National Gallery Exhibit Shows A Different Side Of Painter Mark Rothko
When superstar artists’ work manages to penetrate the popular zeitgeist, it can have the unfortunate side effect of pigeonholing their work. The name Jackson Pollock brings to mind “drip” paintings, Andy Warhol silkscreens of soup cans, and so on.
To most art lovers, a reference to Russian-American artist Mark Rothko brings to mind large rectangular canvases with deep tones that can take on a reverent, transcendent quality. But a new exhibit at the National Gallery of Art attempts to give a fuller look at his oeuvre and put his most famous work in a broader context. “Mark Rothko: Paintings on Paper” allows visitors to take a fresh look at an artist they thought they knew.
Paper Works as Mini Canvases
Giving his paper paintings their due through a dedicated exhibition seems wholly appropriate, as Rothko did not consider them inferior to his canvas works. While some artists only use paper for preliminary sketches, Rothko considered his paper creations the equal of his canvases. In their preparation — he often hung them on stretchers, with paint flowing to the edges — they can look like smaller versions of his famous canvas creations.
The more than 100 paper works in this exhibit run the length of Rothko’s career, from his early days as a struggling artist in 1930s New York to some of the last works before his tragic suicide in 1970.
The show starts with his 1930s watercolors, which seem light years away from the works of his later career. For starters, using watercolors, as opposed to oil or acrylic, seems somehow foreign. The subjects also diverge from his later work: Some of his landscapes echo the works of Cezanne in Provence, while portraits of bathing women hearken to Degas. Even though his landscapes feature frenetic brushstrokes, they, along with the portraits, also include pools of transparent watercolor that foreshadow his future work with fields of distinct color.
In the years following World War II, Rothko, whose Russian ancestry includes Jewish roots, tried to use his work to make sense of the horrors of war and the Holocaust. His paintings began including surreal motifs seemingly out of the works of Joan Miro, drawing squib lines in ink, or rubbing off lines of watercolor.
At this point, Rothko had his first successful show and began earning enough from the sale of his works to become a full-time artist. In 1961, Rothko included the work Baptismal Scene as among the first displayed in a retrospective at the Museum of Modern Art, signifying his belief that his career began in earnest in the late 1940s.
Broad Array of Colors
By the 1950s, Rothko developed his signature style: rectangular works featuring pooled color fields. But unlike his canvas works, which “went dark” after about 1957, Rothko’s paper creations use a broader color palette. While the canvases tend toward shades of deep maroon, green, or brown, the color fields on the paper works run the gamut.

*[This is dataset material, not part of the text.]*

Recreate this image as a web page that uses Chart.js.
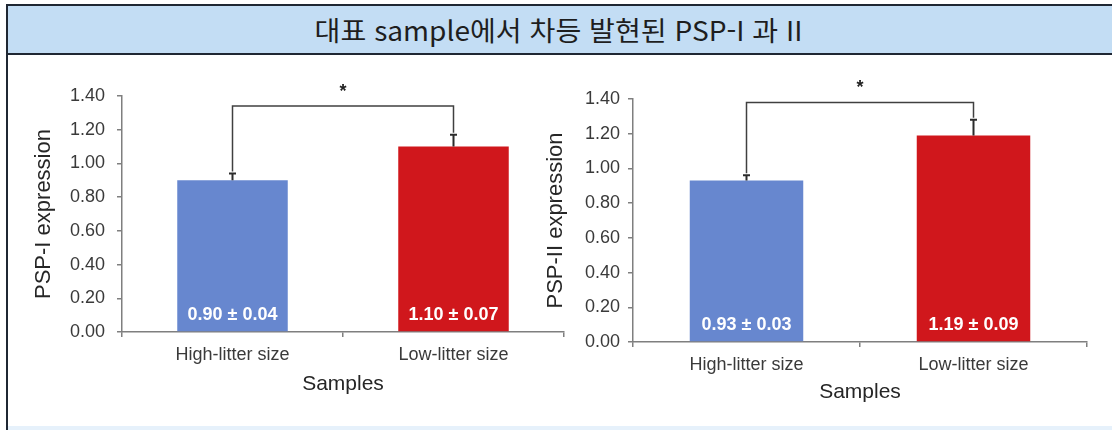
<!DOCTYPE html>
<html lang="ko">
<head>
<meta charset="utf-8">
<script src="https://cdn.jsdelivr.net/npm/chart.js@4"></script>
<style>
  html, body { margin: 0; padding: 0; background: #ffffff; }
  body { width: 1112px; height: 430px; position: relative; overflow: hidden; }
  #titleBar {
    position: absolute; left: 6px; top: 4px; right: 0; height: 47px;
    background: #c3ddf4;
    border-top: 2px solid #1f2733; border-bottom: 2px solid #1f2733;
    display: flex; align-items: center; justify-content: center;
    font-family: "Noto Sans CJK KR", "Noto Sans", sans-serif;
    font-size: 27px; color: #1e1e1e;
  }
  #titleBar span { display: inline-block; transform: scaleX(1.04); }
  #leftRule { position: absolute; left: 6px; top: 4px; bottom: 0; width: 2px; background: #1f2733; }
  #bottomStrip { position: absolute; left: 8px; right: 0; bottom: 0; height: 4px; background: #e6f1fb; }
  .panel { position: absolute; top: 0; height: 430px; }
  #panel1 { left: 0; width: 600px; }
  #panel2 { left: 520px; width: 592px; }
</style>
</head>
<body>
<div id="titleBar"><span>대표 sample에서 차등 발현된 PSP-I 과 II</span></div>
<div id="leftRule"></div>
<div id="bottomStrip"></div>
<div class="panel" id="panel1"><canvas id="c1"></canvas></div>
<div class="panel" id="panel2"><canvas id="c2"></canvas></div>
<script>
// Groups on the x axis
const categories = ['High-litter size', 'Low-litter size'];

// PSP-I relative expression (mean, standard deviation)
const psp1Mean = [0.90, 1.10];
const psp1Sd = [0.04, 0.07];

// PSP-II relative expression (mean, standard deviation)
const psp2Mean = [0.93, 1.19];
const psp2Sd = [0.03, 0.09];

// Height of the significance bracket for each panel
const bracketLevel = [1.34, 1.38];

// y-axis range and tick step
const yMax = 1.4;
const yStep = 0.2;

const barColors = ['#6787cf', '#d0171c'];
const axisColor = '#7f7f7f';
const textColor = '#3a3a3a';
const fontFamily = '"Liberation Sans", Arial, sans-serif';

// Error bars, mean ± SD text inside the bars, and the "*" bracket
const annotate = {
  id: 'annotate',
  afterDatasetsDraw(chart, args, opts) {
    const { ctx } = chart;
    const yScale = chart.scales.y;
    const meta = chart.getDatasetMeta(0);
    const ds = chart.data.datasets[0];
    const base = yScale.getPixelForValue(0);
    const tops = [];
    ctx.save();
    meta.data.forEach((bar, i) => {
      const mean = ds.data[i];
      const sd = opts.sd[i];
      const yTop = yScale.getPixelForValue(mean + sd);
      tops.push({ x: bar.x, y: yTop });
      ctx.strokeStyle = '#2b2b2b';
      ctx.lineWidth = 2;
      ctx.beginPath();
      ctx.moveTo(bar.x, bar.y);
      ctx.lineTo(bar.x, yTop);
      ctx.moveTo(bar.x - 3.5, yTop);
      ctx.lineTo(bar.x + 3.5, yTop);
      ctx.stroke();

      ctx.fillStyle = '#ffffff';
      ctx.font = 'bold 18px ' + fontFamily;
      ctx.textAlign = 'center';
      ctx.textBaseline = 'middle';
      ctx.fillText(mean.toFixed(2) + ' \u00b1 ' + sd.toFixed(2), bar.x, base - opts.labelLift);
    });

    const yb = yScale.getPixelForValue(opts.bracket);
    ctx.strokeStyle = '#404040';
    ctx.lineWidth = 1.5;
    ctx.beginPath();
    ctx.moveTo(tops[0].x, tops[0].y - 2);
    ctx.lineTo(tops[0].x, yb);
    ctx.lineTo(tops[1].x, yb);
    ctx.lineTo(tops[1].x, tops[1].y - 2);
    ctx.stroke();

    ctx.fillStyle = '#222222';
    ctx.font = 'bold 18px ' + fontFamily;
    ctx.textAlign = 'center';
    ctx.textBaseline = 'middle';
    ctx.fillText('*', (tops[0].x + tops[1].x) / 2, yb - 14);
    ctx.restore();
  }
};

function makeChart(canvasId, means, sds, yTitle, cfg) {
  return new Chart(document.getElementById(canvasId), {
    type: 'bar',
    data: {
      labels: categories,
      datasets: [{
        data: means,
        backgroundColor: barColors,
        borderWidth: 0,
        barPercentage: 0.5,
        categoryPercentage: 1.0
      }]
    },
    options: {
      responsive: true,
      maintainAspectRatio: false,
      animation: false,
      layout: { padding: { left: 0, top: cfg.top, right: cfg.right, bottom: 0 } },
      plugins: {
        legend: { display: false },
        tooltip: { enabled: false },
        annotate: { sd: sds, bracket: cfg.bracket, labelLift: 17 }
      },
      scales: {
        x: {
          offset: true,
          border: { display: true, color: axisColor, width: 1.5 },
          grid: { display: true, offset: true, drawOnChartArea: false, drawTicks: true, tickLength: 5, color: axisColor, lineWidth: 1.5 },
          ticks: { color: textColor, font: { family: fontFamily, size: 18 }, padding: cfg.xTickPad, maxRotation: 0 },
          title: { display: true, text: 'Samples', color: '#262626', font: { family: fontFamily, size: 21 }, padding: { top: 0, bottom: cfg.xTitlePad } },
          afterFit(scale) { scale.height = cfg.xHeight; }
        },
        y: {
          min: 0,
          max: yMax,
          border: { display: true, color: axisColor, width: 1.5 },
          grid: { display: true, drawOnChartArea: false, drawTicks: true, tickLength: 5, color: axisColor, lineWidth: 1.5 },
          ticks: {
            stepSize: yStep,
            color: textColor,
            padding: cfg.yTickPad,
            font: { family: fontFamily, size: 18 },
            callback: (v) => Number(v).toFixed(2)
          },
          title: { display: true, text: yTitle, color: '#262626', font: { family: fontFamily, size: 22 }, padding: { top: cfg.yTitlePad, bottom: 0 } },
          afterFit(scale) { scale.width = cfg.yWidth; }
        }
      }
    },
    plugins: [annotate]
  });
}

makeChart('c1', psp1Mean, psp1Sd, 'PSP-I expression', {
  top: 96, right: 36, yWidth: 122, xHeight: 98,
  yTickPad: 12, xTickPad: 7, yTitlePad: 31, xTitlePad: 33,
  bracket: bracketLevel[0]
});

makeChart('c2', psp2Mean, psp2Sd, 'PSP-II expression', {
  top: 99, right: 25, yWidth: 113, xHeight: 88,
  yTickPad: 8, xTickPad: 7, yTitlePad: 23, xTitlePad: 25,
  bracket: bracketLevel[1]
});
</script>
</body>
</html>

Works featuring fields of vivid orange and yellow give a new context to a familiar paradigm. The painting’s constructs — soft rectangular fields featuring one or multiple colors — seem familiar, but the emotional effect proves altogether different. The added intimacy created by the smaller scale of most paper works — following an aortic aneurysm in 1968, his doctors forbade Rothko from painting works larger than 40 inches for a time — gives viewers the chance to compare and contrast multiple works in a single gallery.
Even in his later years, Rothko continued exploring new elements in his work. In 1969, his brown and gray paintings on paper, along with his black and gray works on canvas, prompted some observers to consider the somber colors a precursor to his suicide. But in those very same months, Rothko also began experimenting with ethereal works featuring gray, pale blue, pink, and even lavender, adding small unfinished borders to his paintings to give them a unique effect.
Calm, Violent, or Just Brilliant?
The National Gallery seems an appropriate venue for the show, as it holds the largest collection of more than 1,000 Rothko works. The gallery released a published compilation of the artist’s canvas works in 1998 and is still releasing volumes of his paper works in phases.
Rothko himself disliked the stereotype that his color field paintings were “calm,” claiming that he was “the most violent of all the American painters. Beneath those colors hides the final cataclysm.” The broad scope of the National Gallery’s show demonstrates how colors play different roles to him. Some of Rothko’s darker works absorb light, and the viewers’ interest, while his brighter works — one, with an undercoat of pink, seems phosphorescent — radiate energy outward throughout the gallery.
Cataclysmic or not, “Mark Rothko: Paintings on Paper” allows viewers to see the fullness of the light he brought through his entire career.
“Mark Rothko: Paintings on Paper” is on view at the National Gallery of Art’s East Building through March 24.